An AI model called Phenaki can generate minutes of coherent video based on detailed, sequential text input.
On the same day as Meta's "Make a Video," a second text-to-video system made the rounds online: it's called Phenaki, and according to the authors, it can generate minutes-long, connected videos based on sequential text commands.
The authors are anonymous because the work is still in the review process for the AI conference International Conference on Learning Representations (ICLR).
Temporal correlations
Unlike AI-generated images, single prompts are not sufficient for AI-generated videos, the authors say. An AI video system must be conditioned to multiple, interrelated prompts - a story that describes events over time.
The researchers therefore developed a transformer-based model that compresses videos into small representations of discrete tokens. This tokenizer uses time-dependent causal attention so that video sequences can be strung together along a temporal sequence of events described in a prompt.
"We treat videos as a temporal sequence of images (rather than a single sequence, editor's note), which substantially decreases the number of video tokens given the redundancy in video generation, and results in a much lower training cost," the research team writes.
Simultaneous learning from image-text and video-text pairs
Like large image systems, the multimodal model was trained primarily with text-image pairs. In addition, the researchers trained Phenaki with 1.4-second short video-text pairs at eight frames per second.
"We demonstrate how joint training on a large corpus of image-text pairs as well as a smaller number of video-text examples can result in generalization beyond what is available in the video datasets," the researchers write.
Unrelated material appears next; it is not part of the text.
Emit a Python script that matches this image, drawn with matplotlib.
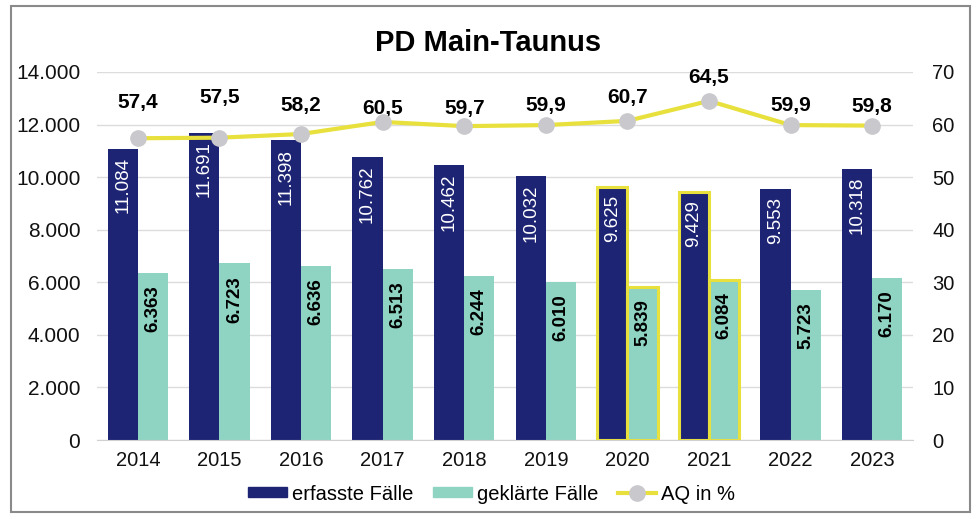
import numpy as np
import matplotlib.pyplot as plt
from matplotlib.patches import Rectangle
from matplotlib.lines import Line2D
from matplotlib.patches import Patch

plt.rcParams['font.family'] = ['Liberation Sans', 'DejaVu Sans']

years = ['2014', '2015', '2016', '2017', '2018', '2019', '2020', '2021', '2022', '2023']
erfasst = [11084, 11691, 11398, 10762, 10462, 10032, 9625, 9429, 9553, 10318]
geklaert = [6363, 6723, 6636, 6513, 6244, 6010, 5839, 6084, 5723, 6170]
aq = [57.4, 57.5, 58.2, 60.5, 59.7, 59.9, 60.7, 64.5, 59.9, 59.8]
highlight = ['2020', '2021']
# label offset above the point, in points
aq_label_dy = [19, 22, 14, 3, 6, 7, 10, 10, 7, 7]

dark = '#1e2474'
teal = '#8fd4c2'
yellow = '#e8e03c'
grey_marker = '#c9c9cd'


def fmt_de(v):
    return f'{v:,}'.replace(',', '.')


fig = plt.figure(figsize=(9.76, 5.19), dpi=100)
ax = fig.add_axes([0.0994, 0.1522, 0.8361, 0.7091])
x = np.arange(len(years))
w = 0.37

edge_d = [yellow if y in highlight else dark for y in years]
edge_t = [yellow if y in highlight else teal for y in years]
lw = [2.2 if y in highlight else 0 for y in years]

ax.bar(x - w / 2, erfasst, w, color=dark, edgecolor=edge_d, linewidth=lw, zorder=2)
ax.bar(x + w / 2, geklaert, w, color=teal, edgecolor=edge_t, linewidth=lw, zorder=2)

for xi, v in zip(x, erfasst):
    ax.annotate(fmt_de(v), (xi - w / 2, v), xytext=(0, -6), textcoords='offset points',
                rotation=90, ha='center', va='top', color='white', fontsize=13.5, zorder=3)
for xi, v in zip(x, geklaert):
    ax.annotate(fmt_de(v), (xi + w / 2, v), xytext=(0, -9), textcoords='offset points',
                rotation=90, ha='center', va='top', color='black', fontsize=13.5,
                fontweight='bold', zorder=3)

ax.set_xlim(-0.5, len(years) - 0.5)
ax.set_ylim(0, 14000)
ax.set_yticks(range(0, 14001, 2000))
ax.set_yticklabels([fmt_de(v) for v in range(0, 14001, 2000)])
ax.set_xticks(x)
ax.set_xticklabels(years)
ax.yaxis.grid(True, color='#dcdcdc', linewidth=1)
ax.set_axisbelow(True)
for s in ['top', 'right', 'left']:
    ax.spines[s].set_visible(False)
ax.spines['bottom'].set_color('#d0d0d0')
ax.tick_params(axis='both', length=0, colors='#111111')
ax.tick_params(axis='x', pad=8, labelsize=14.5)
ax.tick_params(axis='y', pad=12, labelsize=15)

ax2 = ax.twinx()
ax2.plot(x, aq, color=yellow, linewidth=3, marker='o', markersize=11,
         markerfacecolor=grey_marker, markeredgecolor=grey_marker, zorder=4)
for xi, v, dy in zip(x, aq, aq_label_dy):
    ax2.annotate(f'{v:.1f}'.replace('.', ','), (xi, v), xytext=(0, dy), textcoords='offset points',
                 ha='center', va='bottom', fontsize=15, fontweight='bold', color='black')
ax2.set_ylim(0, 70)
ax2.set_yticks(range(0, 71, 10))
for s in ['top', 'right', 'left', 'bottom']:
    ax2.spines[s].set_visible(False)
ax2.tick_params(axis='y', length=0, labelsize=14.5, colors='#111111', pad=14)

fig.text(0.5, 0.918, 'PD Main-Taunus', ha='center', va='center', fontsize=21, fontweight='bold')

handles = [Patch(color=dark, label='erfasste Fälle'),
           Patch(color=teal, label='geklärte Fälle'),
           Line2D([0], [0], color=yellow, linewidth=3, marker='o', markersize=11,
                  markerfacecolor=grey_marker, markeredgecolor=grey_marker, label='AQ in %')]
fig.legend(handles=handles, loc='center', bbox_to_anchor=(0.504, 0.048), ncol=3, frameon=False,
           fontsize=14.5, handlelength=1.9, handleheight=0.4, handletextpad=0.25,
           columnspacing=1.0)

fig.patches.append(Rectangle((0.011, 0.013), 0.983, 0.975, transform=fig.transFigure,
                             fill=False, edgecolor='#8a8a8a', linewidth=1.5))

fig.savefig('out.png', dpi=100)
The system can even process prompts that represent a new composition of concepts or animate pre-existing images based on text input, according to the researchers.
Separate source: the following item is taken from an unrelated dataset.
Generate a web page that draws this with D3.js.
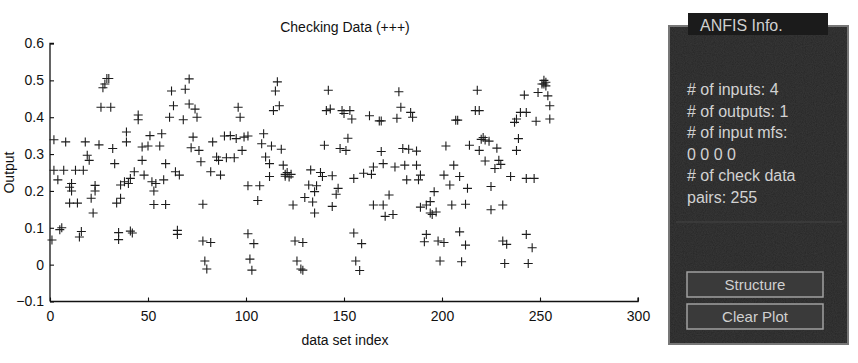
<!DOCTYPE html>
<html>
<head>
<meta charset="utf-8">
<script src="https://cdn.jsdelivr.net/npm/d3@7"></script>
<style>
  body { margin: 0; background: #fff; }
  svg { display: block; font-family: "Liberation Sans", Arial, sans-serif; }
</style>
</head>
<body>
<div id="chart-target"></div>
<script>
// CHECKING DATA (+++)

var checkIndex = [
  1, 2, 2, 4, 5, 6, 7, 8, 10, 10, 11, 11, 13, 14, 15, 16, 17, 18, 19, 20, 21, 22, 23, 23, 25, 26, 27, 28, 29, 30,
  31, 32, 33, 34, 35, 35, 36, 36, 38, 39, 39,
  40, 41, 41, 42, 43, 45, 45, 47, 47, 48, 50, 51, 52, 53, 53, 54, 56, 57, 58, 59, 59, 61, 62, 63, 64, 65, 65, 66,
  68, 69, 71, 71, 72, 73, 74, 75, 76, 77, 78, 78, 79, 80, 82, 82, 83,
  85, 86, 87, 89, 90, 92, 94, 95, 96, 97, 98, 99, 101, 101, 101, 102, 103, 104, 106, 107, 108, 109, 110, 112, 112,
  113, 114, 115, 116, 117, 118, 119, 120, 120, 121, 122, 123, 124, 125, 126,
  128, 129, 129, 130, 132, 133, 134, 135, 135, 136, 138, 139, 140, 141, 142, 143, 144, 144, 146, 147, 148, 149, 150,
  151, 152, 153, 154, 155, 155, 156, 158, 159, 160, 163, 164, 165, 165, 168, 169, 169, 170, 170, 171,
  173, 175, 176, 177, 178, 179, 180, 181, 182, 183, 184, 185, 187, 187, 188, 189, 189, 191, 192, 192, 194, 194, 195,
  196, 197, 198, 199, 201, 201, 202, 204, 205, 206, 207, 208, 209, 209, 210, 212, 212, 213, 214,
  217, 218, 219, 219, 220, 221, 222, 222, 224, 225, 225, 227, 228, 229, 230, 231, 231, 232, 233, 235, 237, 238, 238,
  239, 240, 242, 243, 243, 243, 244, 246, 247, 248, 249, 251, 252, 252, 253, 253, 254, 255, 255
];

var checkOutput = [
  0.067, 0.339, 0.256, 0.23, 0.095, 0.1, 0.256, 0.333, 0.21, 0.167, 0.22, 0.2, 0.256, 0.167, 0.075, 0.09, 0.256, 0.333, 0.297, 0.283, 0.18, 0.14, 0.2, 0.215, 0.325, 0.427, 0.48, 0.49, 0.505, 0.505,
  0.427, 0.315, 0.274, 0.167, 0.068, 0.087, 0.18, 0.216, 0.225, 0.36, 0.333,
  0.22, 0.234, 0.091, 0.086, 0.252, 0.393, 0.406, 0.319, 0.283, 0.243, 0.322, 0.35, 0.225, 0.163, 0.2, 0.22, 0.322, 0.355, 0.23, 0.163, 0.274, 0.4, 0.471, 0.431, 0.252, 0.093, 0.082, 0.243,
  0.393, 0.476, 0.504, 0.436, 0.317, 0.346, 0.422, 0.4, 0.31, 0.279, 0.164, 0.064, 0.01, -0.012, 0.06, 0.252, 0.333,
  0.292, 0.283, 0.243, 0.349, 0.29, 0.35, 0.29, 0.342, 0.427, 0.4, 0.31, 0.346, 0.349, 0.214, 0.084, 0.015, -0.015, 0.057, 0.174, 0.214, 0.328, 0.355, 0.292, 0.274, 0.239,
  0.322, 0.418, 0.471, 0.496, 0.431, 0.313, 0.27, 0.245, 0.24, 0.25, 0.238, 0.245, 0.162, 0.064, 0.01,
  -0.012, -0.015, 0.06, 0.182, 0.216, 0.257, 0.17, 0.14, 0.198, 0.214, 0.25, 0.239, 0.324, 0.418, 0.473, 0.422, 0.241, 0.158, 0.191, 0.207, 0.315, 0.418, 0.41,
  0.31, 0.343, 0.418, 0.395, 0.234, 0.086, 0.01, -0.016, 0.057, 0.248, 0.404, 0.245, 0.162, 0.265, 0.39, 0.39, 0.307, 0.274, 0.162, 0.131,
  0.189, 0.136, 0.265, 0.397, 0.469, 0.427, 0.315, 0.27, 0.23, 0.313, 0.413, 0.4, 0.308, 0.27, 0.23, 0.243, 0.156, 0.062, 0.082, 0.162, 0.171, 0.14, 0.136,
  0.198, 0.143, 0.064, 0.01, 0.06, 0.243, 0.322, 0.216, 0.162, 0.27, 0.392, 0.392, 0.239, 0.089, 0.008, 0.053, 0.164, 0.207, 0.324,
  0.418, 0.473, 0.418, 0.31, 0.34, 0.345, 0.338, 0.281, 0.335, 0.212, 0.149, 0.261, 0.316, 0.283, 0.272, 0.162, 0.064, 0.003, 0.055, 0.239, 0.386, 0.395, 0.31,
  0.342, 0.413, 0.46, 0.413, 0.234, 0.082, 0.003, 0.046, 0.234, 0.389, 0.467, 0.49, 0.5, 0.49, 0.495, 0.485, 0.458, 0.431, 0.395
];

var xTicks = [0, 50, 100, 150, 200, 250, 300];
var yTicks = [-0.1, 0, 0.1, 0.2, 0.3, 0.4, 0.5, 0.6];

var chartTitle = 'Checking Data (+++)';
var xLabel = 'data set index';
var yLabel = 'Output';

// info panel texts
var panelTitle = 'ANFIS Info.';
var infoLines = ['# of inputs: 4', '# of outputs: 1', '# of input mfs:', '0 0 0 0', '# of check data', 'pairs: 255'];
var buttonLabels = ['Structure', 'Clear Plot'];

var width = 858, height = 363;
var plot = { left: 50, right: 638, top: 43.5, bottom: 301.5 };

var svg = d3.select('#chart-target').append('svg')
    .attr('width', width)
    .attr('height', height);

var x = d3.scaleLinear().domain([0, 300]).range([plot.left, plot.right]);
var y = d3.scaleLinear().domain([-0.1, 0.6]).range([plot.bottom, plot.top]);

// axes - ticks point into the plot like the matlab figure
var xAxis = svg.append('g')
    .attr('transform', `translate(0,${plot.bottom})`)
    .call(d3.axisBottom(x).tickValues(xTicks).tickSize(-4).tickPadding(10).tickFormat(d3.format('d')));

var yAxis = svg.append('g')
    .attr('transform', `translate(${plot.left},0)`)
    .call(d3.axisLeft(y).tickValues(yTicks).tickSize(-4).tickPadding(6).tickFormat((d) => { return d3.format('.1f')(d).replace('0.0', '0') }));

[xAxis, yAxis].forEach((g) => {
  g.select('.domain').attr('stroke', '#111').attr('stroke-width', 1.3);
  g.selectAll('.tick line').attr('stroke', '#111').attr('stroke-width', 1.1);
  g.selectAll('.tick text').attr('fill', '#111').style('font-size', '14px');
});
// only left + bottom lines, with the small caps at the far ends
xAxis.select('.domain').attr('d', `M${plot.left},0H${plot.right}V-4`);
yAxis.select('.domain').attr('d', `M4,${plot.top}H0V${plot.bottom}`);

// the '+' markers
svg.append('g')
    .selectAll('path')
    .data(checkOutput.map((d, i) => { return { idx: checkIndex[i], out: d } }))
  .enter().append('path')
    .attr('d', 'M-4.5,0H4.5M0,-4.5V4.5')
    .attr('transform', (d) => { return `translate(${x(d.idx)},${y(d.out)})` })
    .attr('stroke', '#1c1c1c')
    .attr('stroke-width', 1.1)
    .attr('fill', 'none');

// titles
svg.append('text')
    .attr('x', 345).attr('y', 32)
    .attr('text-anchor', 'middle')
    .style('font-size', '14px').attr('fill', '#111')
    .text(chartTitle);

svg.append('text')
    .attr('x', (plot.left + plot.right) / 2 + 1).attr('y', 345)
    .attr('text-anchor', 'middle')
    .style('font-size', '14px').attr('fill', '#111')
    .text(xLabel);

svg.append('text')
    .attr('transform', `translate(14,${(plot.top + plot.bottom) / 2}) rotate(-90)`)
    .attr('text-anchor', 'middle')
    .style('font-size', '14px').attr('fill', '#111')
    .text(yLabel);

// ANFIS INFO PANEL (dark photocopied look)

var defs = svg.append('defs');
var grain = defs.append('filter').attr('id', 'grain').attr('x', 0).attr('y', 0).attr('width', 1).attr('height', 1);
grain.append('feTurbulence').attr('type', 'fractalNoise').attr('baseFrequency', 0.9).attr('numOctaves', 2).attr('result', 'noise');
grain.append('feColorMatrix').attr('in', 'noise').attr('type', 'matrix')
    .attr('values', '0 0 0 0 0.6  0 0 0 0 0.6  0 0 0 0 0.6  0 0 0 0.12 0');
grain.append('feComposite').attr('in2', 'SourceGraphic').attr('operator', 'in');

var panel = svg.append('g');

panel.append('rect')
    .attr('x', 669).attr('y', 26).attr('width', 179).attr('height', 318)
    .attr('fill', '#262626').attr('stroke', '#777').attr('stroke-width', 2);
panel.append('rect')
    .attr('x', 670).attr('y', 27).attr('width', 177).attr('height', 316)
    .attr('fill', '#262626').attr('filter', 'url(#grain)');

// title tab
panel.append('rect')
    .attr('x', 688).attr('y', 13).attr('width', 140).attr('height', 22)
    .attr('fill', '#1b1b1b');
panel.append('text')
    .attr('x', 700).attr('y', 31)
    .style('font-size', '16px').attr('fill', '#d0d0d0')
    .text(panelTitle);

panel.selectAll('text.info')
    .data(infoLines)
  .enter().append('text')
    .attr('class', 'info')
    .attr('x', 687)
    .attr('y', (d, i) => { return 95 + i * 21.6 })
    .style('font-size', '16px')
    .attr('fill', '#d2d2d2')
    .text((d) => { return d });

// faint separator
panel.append('line')
    .attr('x1', 676).attr('x2', 842).attr('y1', 222).attr('y2', 222)
    .attr('stroke', '#444').attr('stroke-width', 1);

var buttons = panel.selectAll('g.button')
    .data(buttonLabels)
  .enter().append('g')
    .attr('class', 'button')
    .attr('transform', (d, i) => { return `translate(687,${272 + i * 32})` });

buttons.append('rect')
    .attr('width', 136).attr('height', 25)
    .attr('fill', '#3a3a3a').attr('stroke', '#a0a0a0').attr('stroke-width', 1.5);
buttons.append('text')
    .attr('x', 68).attr('y', 18)
    .attr('text-anchor', 'middle')
    .style('font-size', '15px')
    .attr('fill', '#d0d0d0')
    .text((d) => { return d });
</script>
</body>
</html>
As an example of a longer video, the team shows the following clip. It was generated using a detailed text command that describes scene by scene.
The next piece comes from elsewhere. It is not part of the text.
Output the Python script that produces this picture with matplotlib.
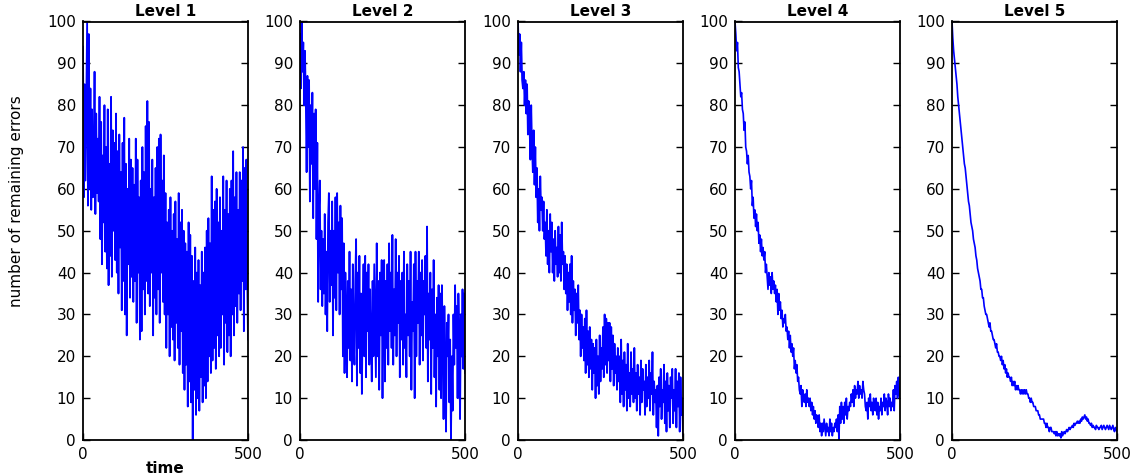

Lots of traffic in futuristic city. An alien spaceship arrives to the futuristic city. The camera gets inside the alien spaceship. The camera moves forward until showing an astronaut in the blue room. The astronaut is typing in the keyboard. The camera moves away from the astronaut. The astronaut leaves the keyboard and walks to the left. The astronaut leaves the keyboard and walks away. The camera moves beyond the astronaut and looks at the screen. The screen behind the astronaut displays fish swimming in the sea. Crash zoom into the blue fish. We follow the blue fish as it swims in the dark ocean. The camera points up to the sky through the water. The ocean and the coastline of a futuristic city. Crash zoom towards a futuristic skyscraper. The camera zooms into one of the many windows. We are in an office room with empty desks. A lion runs on top of the office desks. The camera zooms into the lion's face, inside the office. Zoom out to the lion wearing a dark suit in an office room. The lion wearing looks at the camera and smiles. The camera zooms out slowly to the skyscraper exterior. Timelapse of sunset in the modern city.
No publication yet due to ethical concerns
According to the authors, Phenaki was trained with various datasets, including the LAION-400M dataset, which contains violent, gory, and pornographic content, but improved the quality of generation. A current version of Phenaki uses datasets that minimize "such problems."
Nevertheless, the team does not want to publish the models trained for Phenaki, the code, the data, or an interactive demo at this time for ethical reasons. Before a possible release, it first wants to better understand the data, inputs and filtered outputs. It also wants to measure the bias contained in the generated videos to minimize bias at each step of model development (data selection, training, filtering).